Édito
État d'urgence en Nouvelle-Calédonie : la solution de cette crise est-elle exclusivement régalienne ?

L'archipel est secoué par la fronde des indépendantistes contre une réforme électorale votée par le Parlement. Quatre personnes, dont un gendarme, sont mortes au cours des trois nuits d'émeutes.
Article rédigé par Renaud Dély
Radio France
Publié Mis à jour
Temps de lecture : 2 min
Une voiture incendiée après le pillage d'un supermarché et la vandalisation de magasins dans le quartier de N'Gea, à Nouméa, le 14 mai 2024. (DELPHINE MAYEUR / AFP)

Après trois jours d’émeutes meurtrières, Emmanuel Macron a donc instauré, mercredi 15 mai, l’état d’urgence en Nouvelle-Calédonie et Gabriel Attal a annoncé le déploiement de l’armée. La solution de cette crise n'est pas exclusivement régalienne, mais pour l’exécutif, le retour à l’ordre républicain reste un préalable indépassable. Quand on décompte quatre morts dont un gendarme, des centaines de blessés, des magasins pillés, et des habitants terrorisés, c’est même une urgence. Raison pour laquelle le chef de l’État s’est résolu à déclencher cette procédure exceptionnelle. L’ordre n’est néanmoins, ni une fin en soi, ni un projet, c’est un outil. C’est pourquoi Emmanuel Macron a invité dans un courrier tous les représentants néo-calédoniens à reprendre le dialogue avec l’exécutif pour trouver un accord global. Cette main tendue, c’est aussi un aveu de l’échec de la méthode gouvernementale, qui a conduit à l’impasse actuelle.
 

Le gouvernement a échoué à concilier les trois légitimités qui s’affrontent dans ce dossier calédonien. La première est politique, elle est issue des urnes et découle des trois référendums successifs, qui ont rejeté l’indépendance de l’archipel entre 2018 et 2021. La deuxième est juridique et tient au processus législatif en cours. Une réforme constitutionnelle visant à élargir le corps électoral calédonien a bel et bien été adoptée dans les mêmes termes par les deux Assemblées. Mais l’exécutif a eu tort de négliger une troisième légitimité, historique, qui porte de longue date la revendication d’indépendance du peuple kanak. Signe de cette attitude, le gouvernement avait refusé en décembre 2021 de reporter le troisième référendum d’autodétermination, finalement boycotté par les indépendantistes, et c’est ce premier blocage, qui est à l’origine du regain de tension. 

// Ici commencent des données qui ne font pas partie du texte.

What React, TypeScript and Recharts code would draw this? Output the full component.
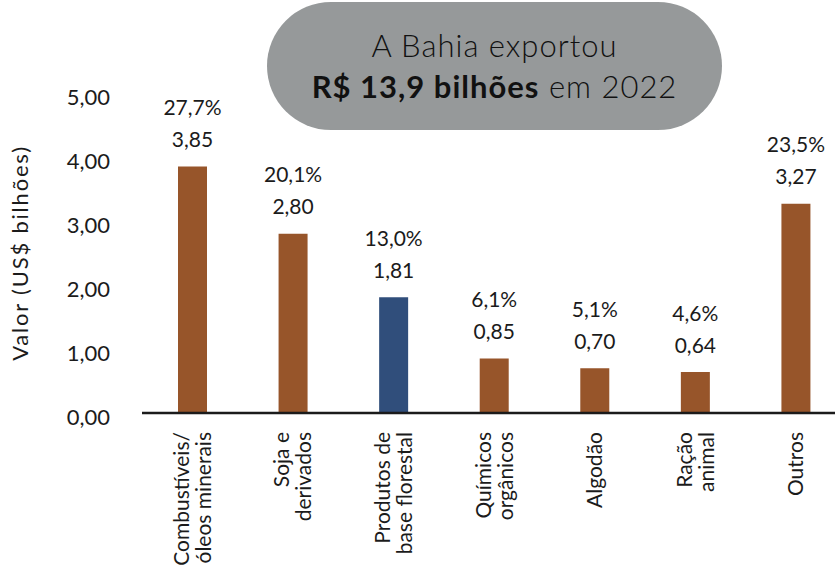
import React from "react";
import { BarChart, Bar, XAxis, YAxis, Cell, LabelList } from "recharts";

const categories = [
  "Combustíveis/\nóleos minerais",
  "Soja e\nderivados",
  "Produtos de\nbase florestal",
  "Químicos\norgânicos",
  "Algodão",
  "Ração\nanimal",
  "Outros",
];
const values = [3.85, 2.8, 1.81, 0.85, 0.7, 0.64, 3.27];
const shares = ["27,7%", "20,1%", "13,0%", "6,1%", "5,1%", "4,6%", "23,5%"];
const yTicks = [0, 1, 2, 3, 4, 5];
const highlighted = "Produtos de\nbase florestal";

const BROWN = "#97552A";
const BLUE = "#304E7B";
const TEXT = "#1b1b1b";
const FONT = "Lato, 'Open Sans', sans-serif";

const data = categories.map((c, i) => ({ name: c, value: values[i], share: shares[i] }));

const fmt = (v: number) => v.toFixed(2).replace(".", ",");

const CatTick = (props: any) => {
  const { x, y, payload } = props;
  const lines = String(payload.value).split("\n");
  return (
    <g>
      {lines.map((l: string, i: number) => {
        const lx = x - 1 + (i - (lines.length - 1) / 2) * 22;
        const ly = y + 19;
        return (
          <text
            key={i}
            x={lx}
            y={ly}
            transform={`rotate(-90 ${lx} ${ly})`}
            textAnchor="end"
            dominantBaseline="central"
            fontSize={21}
            fill={TEXT}
            fontFamily={FONT}
          >
            {l}
          </text>
        );
      })}
    </g>
  );
};

const ValTick = (props: any) => {
  const { x, y, payload } = props;
  return (
    <text
      x={x}
      y={y + 3}
      textAnchor="end"
      dominantBaseline="central"
      fontSize={22}
      fill={TEXT}
      fontFamily={FONT}
    >
      {fmt(Number(payload.value))}
    </text>
  );
};

const YLabel = (props: any) => {
  const vb = props.viewBox || { x: 0, y: 93, width: 142, height: 320 };
  const cx = vb.x + 19;
  const cy = vb.y + vb.height / 2;
  return (
    <text
      x={cx}
      y={cy}
      transform={`rotate(-90 ${cx} ${cy})`}
      textAnchor="middle"
      dominantBaseline="central"
      fontSize={22}
      letterSpacing={1.8}
      fill={TEXT}
      fontFamily={FONT}
    >
      Valor (US$ bilhões)
    </text>
  );
};

const TopLabel = (offset: number, formatter: (v: any) => string) => (props: any) => {
  const { x, y, width, value } = props;
  return (
    <text
      x={Number(x) + Number(width) / 2}
      y={Number(y) - offset}
      textAnchor="middle"
      dominantBaseline="central"
      fontSize={21}
      fill={TEXT}
      fontFamily={FONT}
    >
      {formatter(value)}
    </text>
  );
};

export default function App() {
  return (
    <div
      style={{
        position: "absolute",
        left: 0,
        top: 0,
        width: 835,
        height: 580,
        overflow: "hidden",
        background: "#fff",
        fontFamily: FONT,
      }}
    >
      <BarChart
        width={850}
        height={580}
        data={data}
        margin={{ top: 93, right: 4, bottom: 0, left: 0 }}
      >
        <YAxis
          domain={[0, 5]}
          ticks={yTicks}
          axisLine={false}
          tickLine={false}
          tickSize={0}
          tickMargin={32}
          width={142}
          tick={<ValTick />}
          label={{ content: YLabel }}
        />
        <XAxis
          dataKey="name"
          height={167}
          interval={0}
          tickLine={false}
          tickSize={0}
          tickMargin={0}
          axisLine={{ stroke: "#1b1b1b", strokeWidth: 2.5 }}
          tick={<CatTick />}
        />
        <Bar dataKey="value" barSize={29} isAnimationActive={false}>
          {data.map((d, i) => (
            <Cell key={i} fill={d.name === highlighted ? BLUE : BROWN} />
          ))}
          <LabelList dataKey="value" content={TopLabel(28, fmt)} />
          <LabelList dataKey="share" content={TopLabel(60, (v) => String(v))} />
        </Bar>
      </BarChart>
      <div
        style={{
          position: "absolute",
          left: 267,
          top: 2,
          width: 455,
          height: 128,
          borderRadius: 64,
          background: "#96999A",
          display: "flex",
          flexDirection: "column",
          alignItems: "center",
          justifyContent: "center",
          color: "#111",
          fontSize: 31,
          letterSpacing: 1,
          lineHeight: "41px",
          fontFamily: FONT,
        }}
      >
        <div style={{ fontWeight: 300 }}>A Bahia exportou</div>
        <div style={{ fontWeight: 300 }}>
          <span style={{ fontWeight: 700 }}>R$ 13,9 bilhões</span> em 2022
        </div>
      </div>
    </div>
  );
}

L’avenir de la Nouvelle-Calédonie


Comment l’exécutif peut-il trouver une sortie de crise ? Le chemin promet d’être long et difficile. D’abord, parce qu’Emmanuel Macron va devoir retrouver la confiance des indépendantistes, qui l’accusent d’être sorti de son rôle d’arbitre. Et puis surtout parce qu’après les trois référendums, l’Élysée considère qu’il est temps d'"inventer" un nouveau processus, post-accords de Nouméa, pour garantir "l’avenir de la Nouvelle-Calédonie dans la République". Un dessein qui enterre, de fait, toute perspective d’indépendance, au risque d’alimenter une frustration souterraine propice à de futures explosions de violence.